Trespassing(19)



“You sure about that?”

“I just don’t know why she’d say it.”

“You’re in a gated community. We should have record of anyone coming in.”

“Unless they came in with the gate code. Or came through the county forest preserve. But we haven’t lived here very long. I wonder if she might even mean our kitchen in Old Town.”

“When did you leave Old Town?”

“This past spring.”

“Is there anyone who can help you out tonight? Anyone who can come stay with you while you wait for him to come home?”

“You think he’ll come home.”

For the first time, Detective Guidry cracks a smile. “I do.”

I hope he’s right, that I’ve overreacted, that I did contact the wrong company.

“Can you call your mother maybe?”

My heart plummets to the hollow of my gut. “I wish I could.”

He continues. “Even if she isn’t local—”

“She died when I was eighteen.”

“I’m sorry. Father? Siblings? Aunt? Cousins?”

I shake my head. There’s no one. I never knew my father, and when my mother died, I officially became a wolf without a pack.

“Your friend . . .” He checks his notes. “Claudette Winters. Give her a call maybe.”

I take a deep breath and mentally debate whether or not I should explain the difference between friends like my estranged college roommate and friends like my neighbor. Some friends you can entrust with anything and everything that crosses your heart and mind. Others, you tread carefully with, in order to decide what information to disclose. I just don’t know Claudette well enough yet to determine which of the two categories she falls into. However, given my lack of options here . . . “Yes. That’s a possibility.”

“Keep calling him, check credit card statements, cell phone records, what have you, for recent activity. Keep me informed. But in the meantime, you shouldn’t be alone. This IVF business sounds like quite an ordeal. Maybe that’s why your husband checked out. Maybe the news about this embryo—”

“He was gone by the time I got the call. He still doesn’t know.”

“Lieutenant?” The call comes from across the house.

Guidry raises a finger to delay whatever the beckoning officer needs, then pockets his notebook. “You’ll call Claudette Winters?”

“Sure.” I won’t do it tonight. I’m not together enough for a visit from Claudette.
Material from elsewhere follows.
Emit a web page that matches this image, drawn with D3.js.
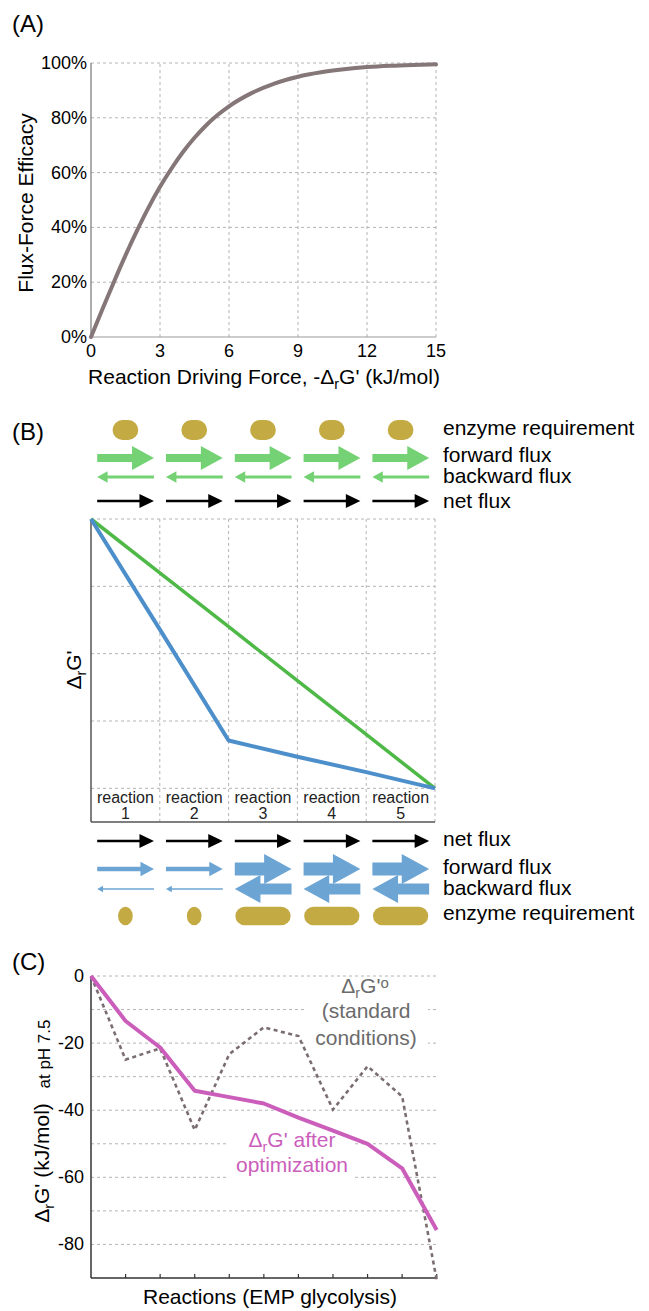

But I don’t see an end to the conversation without my acquiescing.

“Got a minute, Lieutenant?”

I’m already on my way to the great room when Guidry falls in step behind me.

Elizabella is sitting at her table with a uniformed officer, pointing out details in her drawings. “This is the water where his plane is. And over here is where the big house is, by the big boat. And here’s my daddy at God Land and my baby brothers, who went to God before they were born.”

“Where’s Nini?” the officer asks.

“Silly. Nini is on your lap.”

“On my lap?”

“She’s being good.”

“Is she usually naughty?”

“She gets us in trouble all the time.”

“And she’s the one who told you Daddy went to God?”

“Not to God. He’s at God Land.”

“Does Mommy know he’s at God Land?”

“Yes.”

“How does Mommy know?”

I stiffen. This officer is insinuating that I know what happened to my husband. Furthermore, that I’m responsible.

“She watched. He kissed me bye-bye, and she watched.”





Chapter 9

November 14

“I need to leave a message for Lieutenant Jason Guidry.” I say the name as articulately as I can, given I’m choking on tears. I pull the phone away for a split second, to blow my nose again.

“I can connect you to his voice mail,” the switchboard operator says, “but the schedule has him out until Tuesday.”

“Out? As in . . . on vacation?” I’ve tried his cell phone. I left three messages for him already. “How can he be on vacation when my husband is missing?”

No one can tell me Micah isn’t missing now. He was supposed to be home over twenty-four hours ago. There’s been no activity on his credit cards. No activity on his cell phone. And Diamond Corporation—I’m certain I’ve reached the correct company after calling at least seven others with similar names—still denies knowing him.

“Would you like his voice mail?”

After a stuttering inhalation, I say, “Yes. Thank you.” I wait for the machined voice to prompt me to leave a message.

“Detective, this is Veronica Cavanaugh calling again. Please call me back.” A sob escapes me. “No word from Micah.”

I stand there stupidly, with the phone to my ear, as if I expect the voice mail to comfort or console me. “I just—” But there’s nothing else to say. I hang up the phone and drop my head into my hands.

Nearly instantly, the phone begins to ring. I answer without looking at the caller ID. “Hello?”

It’s the IVF clinic. I vaguely remember listening to the details of yesterday’s report: “Not generating at an acceptable rate.” I repeat the news matter-of-factly. Without Micah, there’s no reason to generate embryos at all. But I repeat what I remember from the clinic’s last call: “Cautiously optimistic about the embryo.”